Other voices the violin encounters are the cello of Yan Levionnois (for La Muse et le Poète, a kind of symphonic poem for duo) and the harp of Pauline Haas (in a little jewel, the Fantaisie for violin and harp). Further partners in this dialogue are the Orchestre de Picardie under the baton of Benjamin Levy (in the Violin Concerto no.1, and the Romances op.37 and op.48).
As a double act of tribute from one violinist to another, Geneviève Laurenceau also gives us the pyrotechnics of Eugène Ysaÿe’s virtuoso Caprice, based on Saint-Saëns’s Étude en forme de valse op.52 no.6. (Ysaÿe was closely associated with Saint-Saëns, and gave the first performance of La Muse et le Poète.)

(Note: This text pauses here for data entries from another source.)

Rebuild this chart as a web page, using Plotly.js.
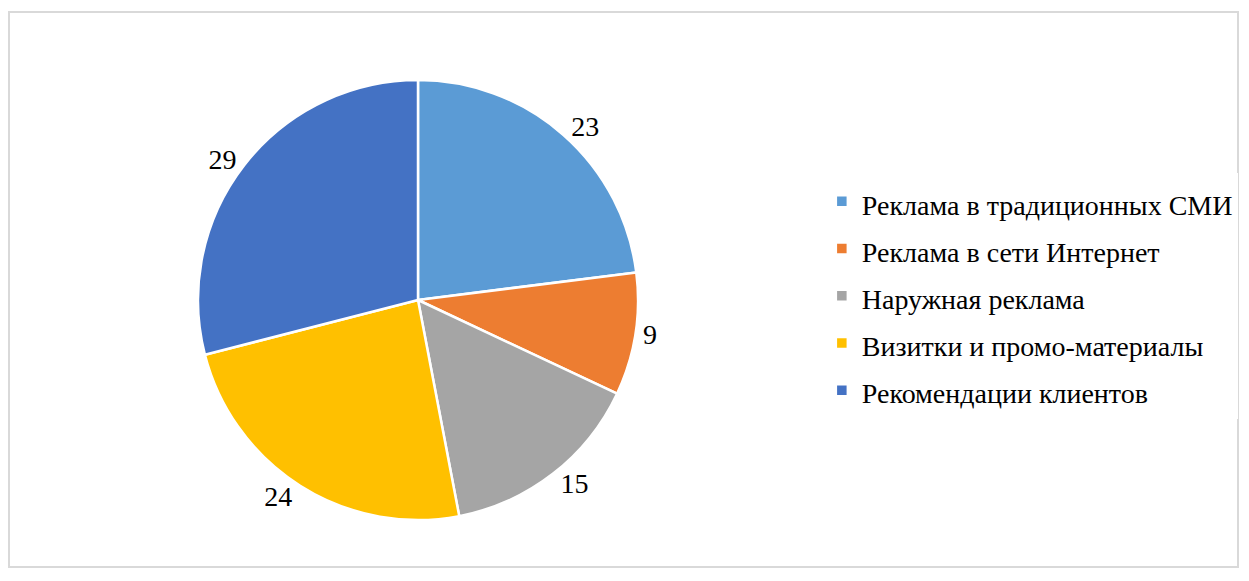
<!DOCTYPE html>
<html>
<head>
<meta charset="utf-8">
<script src="https://cdn.plot.ly/plotly-3.0.1.min.js"></script>
<style>
html,body{margin:0;padding:0;background:#fff;}
#chart{width:1249px;height:581px;}
svg text, svg tspan { font-family: "Liberation Serif", "Times New Roman", serif !important; }
</style>
</head>
<body>
<div id="chart"></div>
<script>
const categories = [
  "Реклама в традиционных СМИ",
  "Реклама в сети Интернет",
  "Наружная реклама",
  "Визитки и промо-материалы",
  "Рекомендации клиентов"
];
const values = [23, 9, 15, 24, 29];
const colors = ["#5B9BD5", "#ED7D31", "#A5A5A5", "#FFC000", "#4472C4"];

const W = 1249, H = 581;
const cx = 418, cy = 300, r = 220;

const trace = {
  type: "pie",
  labels: categories.map(c => '<span style="font-size:28px">' + c + '</span>'),
  values: values,
  sort: false,
  direction: "clockwise",
  textinfo: "value",
  textposition: "outside",
  textfont: {family: "Liberation Serif", size: 28, color: "#000"},
  marker: {colors: colors, line: {color: "#ffffff", width: 2.5}},
  domain: {x: [(cx - r) / W, (cx + r) / W], y: [(H - cy - r) / H, (H - cy + r) / H]}
};

const layout = {
  width: W, height: H,
  margin: {l: 0, r: 0, t: 0, b: 0},
  font: {family: "Liberation Serif"},
  legend: {
    x: 0.658, xanchor: "left", y: 0.491, yanchor: "middle",
    font: {family: "Liberation Serif", size: 34, color: "#000"}
  },
  shapes: [{
    type: "rect", xref: "paper", yref: "paper",
    x0: 9 / W, x1: 1238 / W, y0: (H - 567) / H, y1: (H - 12) / H,
    line: {color: "#d9d9d9", width: 2}
  }]
};

Plotly.newPlot("chart", [trace], layout, {displayModeBar: false, staticPlot: true});
</script>
</body>
</html>
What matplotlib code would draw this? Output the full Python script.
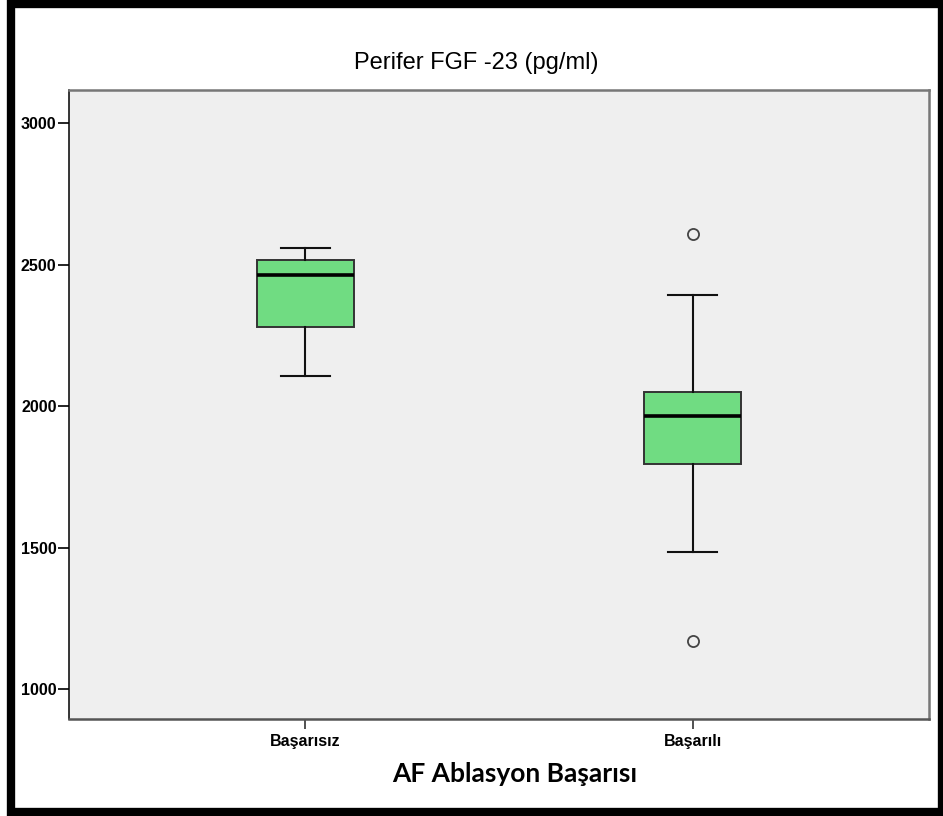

Geneviève Laurenceau presents all these rarely-heard works (covering the period from the late 1850s to 1910) with consummate mastery. She is completely at ease, generously outgoing in all musical partnerships and in every situation, from the most intimate moments to the height of symphonic ecstasy, as she shows “to what extent Saint-Saëns’s instrumental style is permeated by the voice, its theatricality and drama, and its often abrupt shifts of mood or character.” Clearly, for her this French repertoire is more than a passion: it is her musical mother tongue.